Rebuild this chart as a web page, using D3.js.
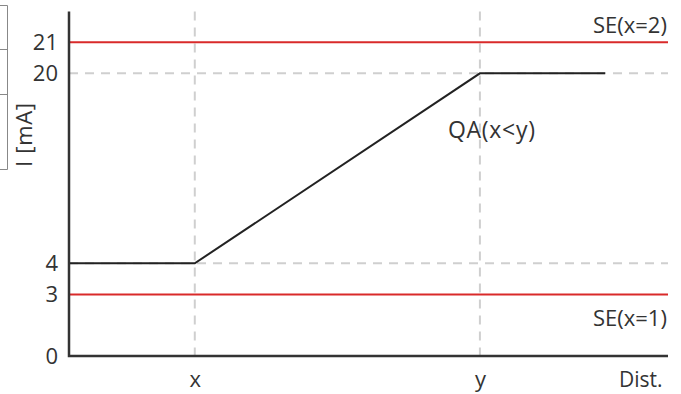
<!DOCTYPE html>
<html><head><meta charset="utf-8">
<script src="https://cdn.jsdelivr.net/npm/d3@7/dist/d3.min.js"></script>
<style>body{margin:0;background:#fff}svg{display:block}text{font-family:"Open Sans",sans-serif;fill:#333}</style>
</head><body>
<script>
const yTicks = [0, 3, 4, 20, 21];
const yTickLabels = ["0", "3", "4", "20", "21"];
const xTicks = [21, 68.6];
const xTickLabels = ["x", "y"];
const lineDist = [0, 21, 68.6, 89.5];
const lineCurrent = [4, 4, 20, 20];
const limits = [21, 3];
const limitLabels = ["SE(x=2)", "SE(x=1)"];
const guideLevels = [20, 4];

const W = 681, H = 394;
const svg = d3.select("body").append("svg").attr("width", W).attr("height", H);

const x = d3.scaleLinear().domain([0, 100]).range([69, 668]);
const y = d3.scaleLinear().domain([0, 3, 4, 20, 21, 22]).range([356, 294.5, 263.3, 73.3, 42.3, 11.5]);

// left-edge table fragment
const tbl = svg.append("g").attr("stroke", "#888").attr("stroke-width", 1).attr("fill", "none");
tbl.append("path").attr("d", "M0,5.5H7.5V169.5H0");
[49.5, 94.5].forEach(v => tbl.append("line").attr("x1", 0).attr("x2", 7.5).attr("y1", v).attr("y2", v));

// dashed guides
const dash = svg.append("g").attr("stroke", "#cfcfcf").attr("stroke-width", 2).attr("stroke-dasharray", "9,7");
guideLevels.forEach(v => dash.append("line").attr("x1", x(0)).attr("x2", x(100)).attr("y1", y(v)).attr("y2", y(v)));
xTicks.forEach(v => dash.append("line").attr("x1", x(v)).attr("x2", x(v)).attr("y1", y(22)).attr("y2", y(0)));

// red limit lines
limits.forEach((v, i) => {
  svg.append("line").attr("x1", x(0)).attr("x2", x(100)).attr("y1", y(v)).attr("y2", y(v))
    .attr("stroke", "#d92a2a").attr("stroke-width", 2);
});
svg.append("text").attr("x", 593).attr("y", 33).attr("font-size", 22).text(limitLabels[0]);
svg.append("text").attr("x", 593).attr("y", 326).attr("font-size", 22).text(limitLabels[1]);

// data line
svg.append("path").datum(lineDist.map((d, i) => [d, lineCurrent[i]]))
  .attr("d", d3.line().x(d => x(d[0])).y(d => y(d[1])))
  .attr("fill", "none").attr("stroke", "#222").attr("stroke-width", 2);
svg.append("text").attr("x", 448).attr("y", 138).attr("font-size", 23).attr("textLength", 87).text("QA(x<y)");

// axes
const yAxis = d3.axisLeft(y).tickValues(yTicks).tickFormat((d, i) => yTickLabels[i]).tickSize(0).tickPadding(11);
const gy = svg.append("g").attr("transform", `translate(${x(0)},0)`).call(yAxis);
gy.select(".domain").remove();
gy.selectAll("text").attr("font-size", 22).attr("font-family", "Open Sans, sans-serif").attr("fill", "#333");

const xAxis = d3.axisBottom(x).tickValues(xTicks).tickFormat((d, i) => xTickLabels[i]).tickSize(0).tickPadding(15);
const gx = svg.append("g").attr("transform", `translate(0,${y(0)})`).call(xAxis);
gx.select(".domain").remove();
gx.selectAll("text").attr("font-size", 22).attr("font-family", "Open Sans, sans-serif").attr("fill", "#333");

svg.append("path").attr("d", `M${x(0)},${y(22)}V${y(0)}H${x(100)}`)
  .attr("fill", "none").attr("stroke", "#333").attr("stroke-width", 2.5);

svg.append("text").attr("x", 619).attr("y", 387).attr("font-size", 21).text("Dist.");
svg.append("text").attr("transform", "translate(32,135) rotate(-90)").attr("text-anchor", "middle")
  .attr("font-size", 22).attr("textLength", 64).text("I [mA]");
</script>
</body></html>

- **PROBLEM**
Transcribe all the lines above exactly, apart from the pictures.

- **COMPLETED EXERCISE**
Rebuild this chart as a web page, using D3.js.
<!DOCTYPE html>
<html><head><meta charset="utf-8">
<script src="https://cdn.jsdelivr.net/npm/d3@7/dist/d3.min.js"></script>
<style>body{margin:0;background:#fff}svg{display:block}text{font-family:"Open Sans",sans-serif;fill:#333}</style>
</head><body>
<script>
const yTicks = [0, 3, 4, 20, 21];
const yTickLabels = ["0", "3", "4", "20", "21"];
const xTicks = [21, 68.6];
const xTickLabels = ["x", "y"];
const lineDist = [0, 21, 68.6, 89.5];
const lineCurrent = [4, 4, 20, 20];
const limits = [21, 3];
const limitLabels = ["SE(x=2)", "SE(x=1)"];
const guideLevels = [20, 4];

const W = 681, H = 394;
const svg = d3.select("body").append("svg").attr("width", W).attr("height", H);

const x = d3.scaleLinear().domain([0, 100]).range([69, 668]);
const y = d3.scaleLinear().domain([0, 3, 4, 20, 21, 22]).range([356, 294.5, 263.3, 73.3, 42.3, 11.5]);

// left-edge table fragment
const tbl = svg.append("g").attr("stroke", "#888").attr("stroke-width", 1).attr("fill", "none");
tbl.append("path").attr("d", "M0,5.5H7.5V169.5H0");
[49.5, 94.5].forEach(v => tbl.append("line").attr("x1", 0).attr("x2", 7.5).attr("y1", v).attr("y2", v));

// dashed guides
const dash = svg.append("g").attr("stroke", "#cfcfcf").attr("stroke-width", 2).attr("stroke-dasharray", "9,7");
guideLevels.forEach(v => dash.append("line").attr("x1", x(0)).attr("x2", x(100)).attr("y1", y(v)).attr("y2", y(v)));
xTicks.forEach(v => dash.append("line").attr("x1", x(v)).attr("x2", x(v)).attr("y1", y(22)).attr("y2", y(0)));

// red limit lines
limits.forEach((v, i) => {
  svg.append("line").attr("x1", x(0)).attr("x2", x(100)).attr("y1", y(v)).attr("y2", y(v))
    .attr("stroke", "#d92a2a").attr("stroke-width", 2);
});
svg.append("text").attr("x", 593).attr("y", 33).attr("font-size", 22).text(limitLabels[0]);
svg.append("text").attr("x", 593).attr("y", 326).attr("font-size", 22).text(limitLabels[1]);

// data line
svg.append("path").datum(lineDist.map((d, i) => [d, lineCurrent[i]]))
  .attr("d", d3.line().x(d => x(d[0])).y(d => y(d[1])))
  .attr("fill", "none").attr("stroke", "#222").attr("stroke-width", 2);
svg.append("text").attr("x", 448).attr("y", 138).attr("font-size", 23).attr("textLength", 87).text("QA(x<y)");

// axes
const yAxis = d3.axisLeft(y).tickValues(yTicks).tickFormat((d, i) => yTickLabels[i]).tickSize(0).tickPadding(11);
const gy = svg.append("g").attr("transform", `translate(${x(0)},0)`).call(yAxis);
gy.select(".domain").remove();
gy.selectAll("text").attr("font-size", 22).attr("font-family", "Open Sans, sans-serif").attr("fill", "#333");

const xAxis = d3.axisBottom(x).tickValues(xTicks).tickFormat((d, i) => xTickLabels[i]).tickSize(0).tickPadding(15);
const gx = svg.append("g").attr("transform", `translate(0,${y(0)})`).call(xAxis);
gx.select(".domain").remove();
gx.selectAll("text").attr("font-size", 22).attr("font-family", "Open Sans, sans-serif").attr("fill", "#333");

svg.append("path").attr("d", `M${x(0)},${y(22)}V${y(0)}H${x(100)}`)
  .attr("fill", "none").attr("stroke", "#333").attr("stroke-width", 2.5);

svg.append("text").attr("x", 619).attr("y", 387).attr("font-size", 21).text("Dist.");
svg.append("text").attr("transform", "translate(32,135) rotate(-90)").attr("text-anchor", "middle")
  .attr("font-size", 22).attr("textLength", 64).text("I [mA]");
</script>
</body></html>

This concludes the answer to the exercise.